How can I say that I don’t want to support students who are gun enthusiasts, without getting put on some sort of list?
For a long time, Sarah didn’t follow up about the recommendation. Recently, however — with at least 14 more people dead and 17 more injured in college campus shootings — she emailed me again, updating me on her plans and repeating her request.
I lay all of this out here now because I don’t know what to do about the recommendation.
It’s so complicated. On one side are all of my ideas about supporting students, honoring their individuality and their journeys, creating a safe space for them (and myself), not taking things out of context, not overinterpreting. On the other side are my memories of growing up in a situation where guns, people, and bullets had to be rigorously kept apart, lest they find each other in a tragic moment of instability.
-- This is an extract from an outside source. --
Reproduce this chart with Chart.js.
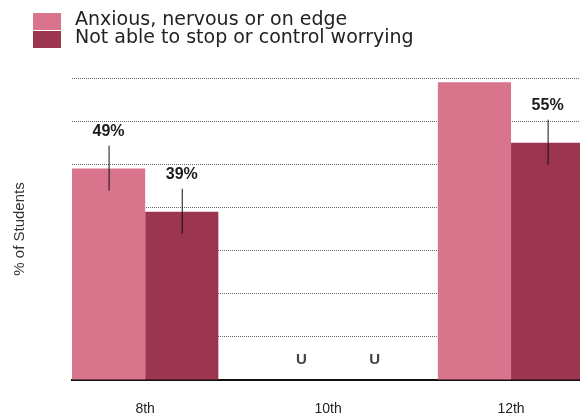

She seems to be a good kid, Sarah. And I don’t know what she really thinks of gun advocacy and political failures that have cost us all these lives and our sense of safety as educators. I don’t know what she does on the weekends. I also don’t know if she understands emotions, or what real rage feels like. It seems to me no person who has truly experienced the full impact of their own emotions would ever go near a gun.
So what do I do? Do I write her a recommendation because I originally said yes? Do I say no and explain myself? Do I ignore her email?
Certainly my predicament raises the whole issue of what letters of recommendation mean. But this whole thing just feels so, so … so much like creeping up the attic stairs, unzipping the padded case and running my fingers over the tendrilled grooves etched into the barrel of that old Browning shotgun. Peering down the chamber, I didn’t know how to say it then, but tools for killing will always be sacred.
How can I say that I don’t want to support students who are gun enthusiasts, without getting put on some sort of list? You know — Santa Shoot 2.0. I mean, she’s applying to a teacher-credential program, for God’s sake. I wish the way forward was more black and white to me — that I knew what to do in this situation. But I don’t.